# Gelcoat spider cracking on 2016 Hell's Bay?



## dlpanadero (Mar 9, 2016)

Was just glancing around on CL and happened to come across this... 2016 Hell's Bay where the gelcoat is already spider cracking on the deck?? (pics included in CL post). Doesn't seem quite right to me for a $60k boat.

(Boat is NOT mine)

https://tampa.craigslist.org/hil/boa/d/tampa-2016-hells-bay-marquesa/6865319042.html


----------



## Capnredfish (Feb 1, 2012)

Can happen to the best of them.


----------



## DuckNut (Apr 3, 2009)

In pic 21 it looks like something heavy fell on it because that is a very unusually place for spider cracks.


----------



## Bluwave (Nov 3, 2014)

DuckNut said:


> In pic 21 it looks like something heavy fell on it because that is a very unusually place for spider cracks.

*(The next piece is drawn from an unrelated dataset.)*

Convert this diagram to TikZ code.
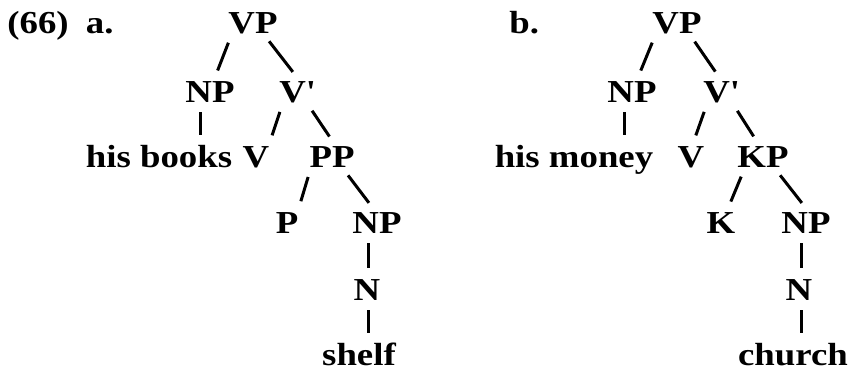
\documentclass[tikz,border=0pt]{standalone}
\usepackage{fontspec}
\setmainfont{Liberation Serif}[FakeStretch=1.15]
\usetikzlibrary{calc}
\begin{document}
\begin{tikzpicture}[x=0.5pt,y=-0.5pt,
	every node/.style={inner sep=0pt,anchor=base,text height=10.9pt,text depth=0pt,
		font=\fontsize{16}{19}\selectfont\bfseries},
	branch/.style={line width=1.5pt,shorten <=5pt,shorten >=5pt}]
	\useasboundingbox (0,0) rectangle (848,371);
	%Cay a
	\node[anchor=base west] (laba) at (7,33) {(66)\hspace{4pt} a.};
	\node (vpa) at (253,33) {VP};
	\node (npa) at (210,102) {NP};
	\node (vba) at (297,102) {V\textquotesingle};
	\node (hisb) at (159,167) {his books};
	\node (va) at (256,167) {V};
	\node (ppa) at (332,167) {PP};
	\node (pa) at (287,233) {P};
	\node (npb) at (377,233) {NP};
	\node (na) at (367,300) {N};
	\node (shelf) at (359,365) {shelf};
	%Nhanh a
	\draw[branch] ($(vpa.south)+(-21,0)$) -- ($(npa.north)+(4,0)$);
	\draw[branch] ($(vpa.south)+(10,0)$) -- ($(vba.north)+(2,0)$);
	\draw[branch] ($(npa.south)+(-10,0)$) -- ($(npa.south |- hisb.north)+(-10,0)$);
	\draw[branch] ($(vba.south)+(-14,0)$) -- ($(va.north)+(13,0)$);
	\draw[branch] ($(vba.south)+(9.5,0)$) -- ($(ppa.north)+(3,0)$);
	\draw[branch] ($(ppa.south)+(-21,0)$) -- ($(pa.north)+(11,0)$);
	\draw[branch] ($(ppa.south)+(10,0)$) -- ($(npb.north)+(-2,0)$);
	\draw[branch] ($(npb.south)+(-9,0)$) -- ($(npb.south |- na.north)+(-9,0)$);
	\draw[branch] ($(na.south)+(1,0)$) -- ($(na.south |- shelf.north)+(1,0)$);
	%Cay b
	\node[anchor=base west] (labb) at (509,33) {b.};
	\node (vpb) at (677,33) {VP};
	\node (npc) at (632,102) {NP};
	\node (vbb) at (721,102) {V\textquotesingle};
	\node (hism) at (574,167) {his money};
	\node (vb) at (691,167) {V};
	\node (kp) at (763,167) {KP};
	\node (k) at (721,233) {K};
	\node (npd) at (806,233) {NP};
	\node (nb) at (799,300) {N};
	\node (church) at (793,365) {church};
	%Nhanh b
	\draw[branch] ($(vpb.south)+(-21,0)$) -- ($(npc.north)+(5,0)$);
	\draw[branch] ($(vpb.south)+(12,0)$) -- (vbb.north);
	\draw[branch] ($(npc.south)+(-8,0)$) -- ($(npc.south |- hism.north)+(-8,0)$);
	\draw[branch] ($(vbb.south)+(-13.5,0)$) -- ($(vb.north)+(1.5,0)$);
	\draw[branch] ($(vbb.south)+(11,0)$) -- ($(kp.north)+(-4,0)$);
	\draw[branch] ($(kp.south)+(-18,0)$) -- ($(k.north)+(6,0)$);
	\draw[branch] ($(kp.south)+(11,0)$) -- ($(npd.north)+(2,0)$);
	\draw[branch] ($(npd.south)+(-5,0)$) -- ($(npd.south |- nb.north)+(-5,0)$);
	\draw[branch] ($(nb.south)+(2,0)$) -- ($(nb.south |- church.north)+(2,0)$);
\end{tikzpicture}
\end{document}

It could be a defect, but I was going to say the same thing. Based on the pattern and location, I'd say he dropped something reasonably heavy on it.


----------



## Smackdaddy53 (Dec 31, 2012)

My tackle bag


----------



## Capnredfish (Feb 1, 2012)

Does not look like the hatch, but right around it. Could it be in the rear where someone heavy may have jumped off the platform. Over all it looks like a good boat. Maybe stored wet and not rinsed or dried well based on some corrosion in all the pics that have metal. Including stereo amp.


----------



## casartj (Jun 2, 2014)

I bet they were using those pop-up cleats (image 4) for use with a davit lift and some big daddy jumped onto the boat...


----------



## DBStoots (Jul 9, 2011)

looks like damage--maybe even just scratches--versus a manufacturing defect. Hell's Bay would make it right if there was a defect. Ask the owner what's up.


----------



## 4991 (Jun 21, 2012)

Who really cares??


----------



## Capnredfish (Feb 1, 2012)

I agree. But it’s entertaining. I’m sitting in work vehicle waiting on end of shift.


----------



## MRichardson (May 27, 2010)

Let's not get carried away here - it's a $50K boat.


----------



## Barbs_deep (Jul 4, 2010)

Looks like one of FOE’s used guide boats. Could be wrong. Mines a little over a year old and I have beat the absolute hell out of it, running it hard in rough water and zero spider cracks anywhere. Who knows


----------



## SomaliPirate (Feb 5, 2016)

Maybe they're patented spider cracks.


----------



## MRichardson (May 27, 2010)

Sweeping changes in design and construction that would revolutionize the shallow water fishing boat spider crack land- and sea-scape.


----------



## marshrat (Feb 22, 2018)

Smackdaddy53 said:


> My tackle bag


That's the same euphemism I use.


----------